Stoner also warned the proposal would further limit state authority to waters still covered by the Clean Water Act, a shrinking category after the Supreme Court’s 2023 Sackett decision, and later efforts by EPA and the Army Corps to narrow which waterways qualify for federal protection.

As a result, states could lose the ability to use Section 401 to protect many smaller streams, wetlands and headwaters within their borders, leaving state regulators powerless to block, or place conditions on, federally permitted projects that could damage those waters, even if they are vital to local drinking water supplies, fisheries, recreation or flood control.

As written, if there is no related discharge from a point source to federal waters, the proposed rule may effectively eliminate any consideration by the states or tribes of a variety of impacts from a project such as climate change, impacts to wetlands downstream of a dam, or impacts of the construction and operation of a proposed pipeline.

Indeed, that is exactly the purpose of the proposed rule.
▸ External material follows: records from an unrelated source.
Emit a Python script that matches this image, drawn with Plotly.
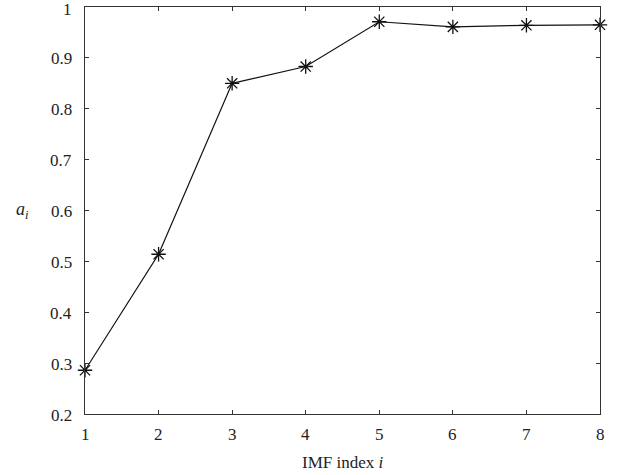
import plotly.graph_objects as go

imf_index = [1, 2, 3, 4, 5, 6, 7, 8]
a_values = [0.286, 0.514, 0.850, 0.883, 0.971, 0.961, 0.964, 0.965]

x_tick_vals = [1, 2, 3, 4, 5, 6, 7, 8]
x_tick_text = ["1", "2", "3", "4", "5", "6", "7", "8"]
y_tick_vals = [0.2, 0.3, 0.4, 0.5, 0.6, 0.7, 0.8, 0.9, 1.0]
y_tick_text = ["0.2", "0.3", "0.4", "0.5", "0.6", "0.7", "0.8", "0.9", "1"]

SERIF = "Liberation Serif"
TXT = "#222222"

fig = go.Figure()
fig.add_trace(go.Scatter(
    x=imf_index, y=a_values,
    mode="lines+markers",
    line=dict(color="#111111", width=1.2),
    marker=dict(symbol="asterisk-open", size=12, color="#111111",
                line=dict(color="#111111", width=1.3)),
    cliponaxis=False,
    showlegend=False,
))

axis_style = dict(
    showline=True, linecolor="#333333", linewidth=1.2,
    mirror="ticks", ticks="inside", ticklen=4, tickwidth=1,
    tickcolor="#333333", showgrid=False, zeroline=False,
    showticklabels=False, automargin=False,
)

fig.update_layout(
    width=620, height=475,
    margin=dict(l=85, r=20, t=7, b=61, autoexpand=False),
    paper_bgcolor="white", plot_bgcolor="white",
    font=dict(family=SERIF, size=17, color=TXT),
    xaxis=dict(range=[1, 8], tickmode="array", tickvals=x_tick_vals, **axis_style),
    yaxis=dict(range=[0.2, 1.0], tickmode="array", tickvals=y_tick_vals, **axis_style),
)

# tick labels placed through the axes' own scales
for v, t in zip(x_tick_vals, x_tick_text):
    fig.add_annotation(text=t, xref="x", x=v, yref="paper", y=0,
                       xanchor="center", yanchor="top", yshift=-9,
                       showarrow=False,
                       font=dict(family=SERIF, size=17, color=TXT))
for v, t in zip(y_tick_vals, y_tick_text):
    fig.add_annotation(text=t, xref="paper", x=0, yref="y", y=v,
                       xanchor="right", yanchor="middle", xshift=-11,
                       yshift=-1 if v < 1 else -2,
                       showarrow=False,
                       font=dict(family=SERIF, size=17, color=TXT))

# axis titles
fig.add_annotation(text="IMF index <i>i</i>", xref="paper", x=0.5,
                   yref="paper", y=0, yanchor="middle", yshift=-48,
                   showarrow=False,
                   font=dict(family=SERIF, size=17, color=TXT))
fig.add_annotation(text="<i>a<sub>i</sub></i>", xref="paper", yref="paper",
                   x=0, y=0.5, xanchor="center", yanchor="middle", xshift=-63,
                   showarrow=False,
                   font=dict(family=SERIF, size=18, color=TXT))

fig.write_html("out.html")
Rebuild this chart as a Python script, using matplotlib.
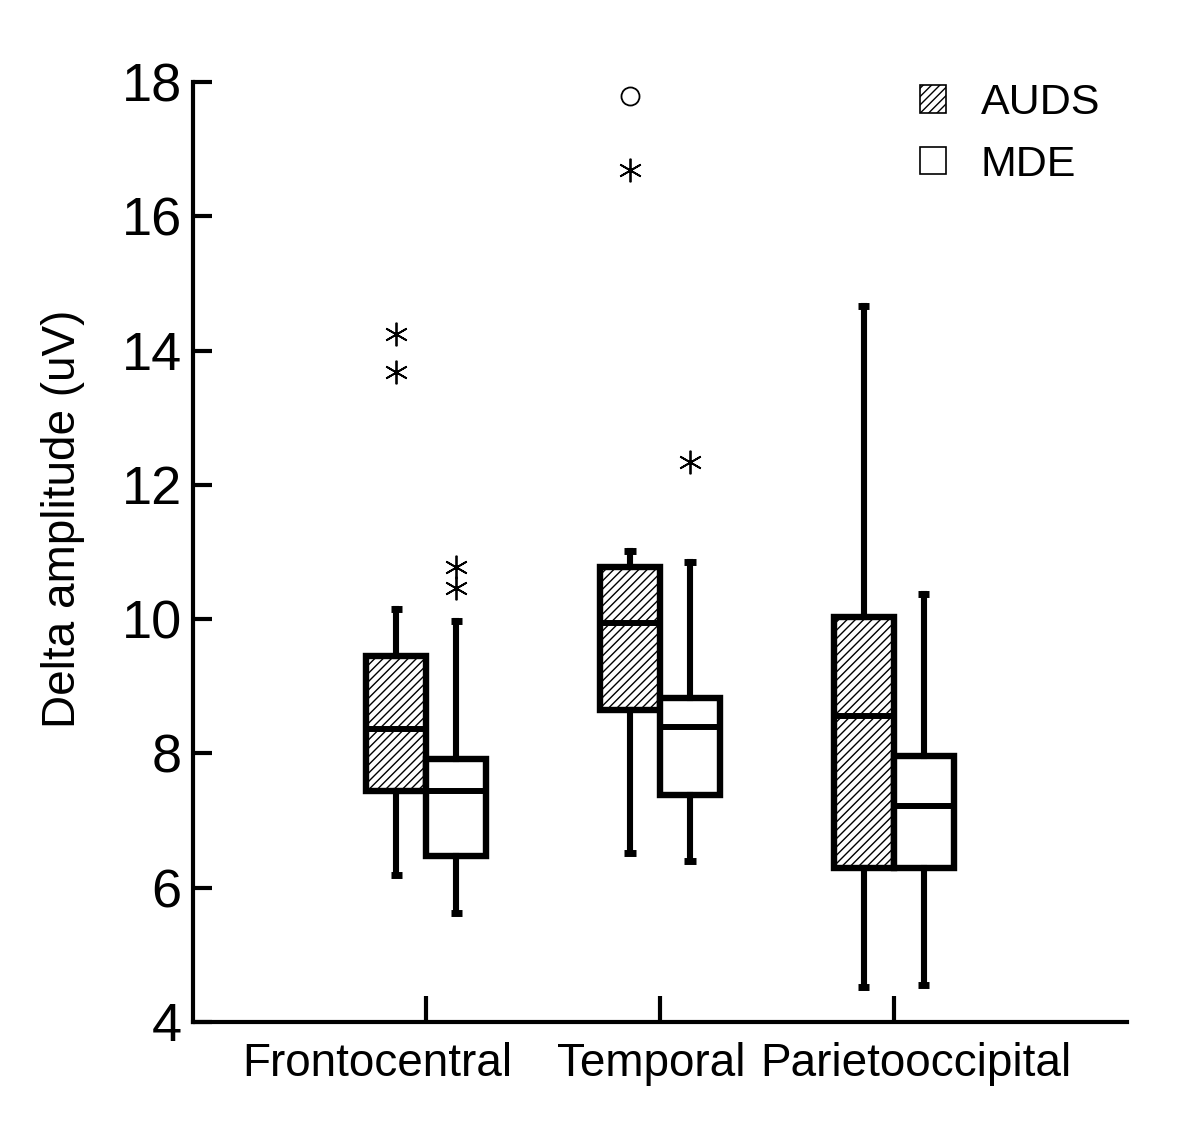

The EPA Fact Sheet states in part:

This action would correct a fundamentally flawed 2023 EPA rule that allows delay tactics and protracted certification timelines inconsistent with the Clean Water Act. The 2023 rule’s expansion of Section 401’s scope enabled certain states to abuse this provision, creating substantial regulatory burdens that unnecessarily delayed or blocked vital energy, infrastructure, and development projects critical to America’s economic and national security. This proposal would eliminate these regulatory hurdles, restoring the law to its intended function while removing impediments to responsible development.

Comments Are Due by February 13, 2026. Interested parties should visit the EPA website to view the docket for this rulemaking and submit comments, identified by Docket ID No. EPA-HQ-OW-2025-2929. Comments will be received until February 13, 2026. In addition, EPA will be hosting a public meeting on January 28, 2026. Visit the EPA for more information on how to register to provide oral comments.

Next steps? Comment period; finalize the rules, quickly; and to the courts, of course.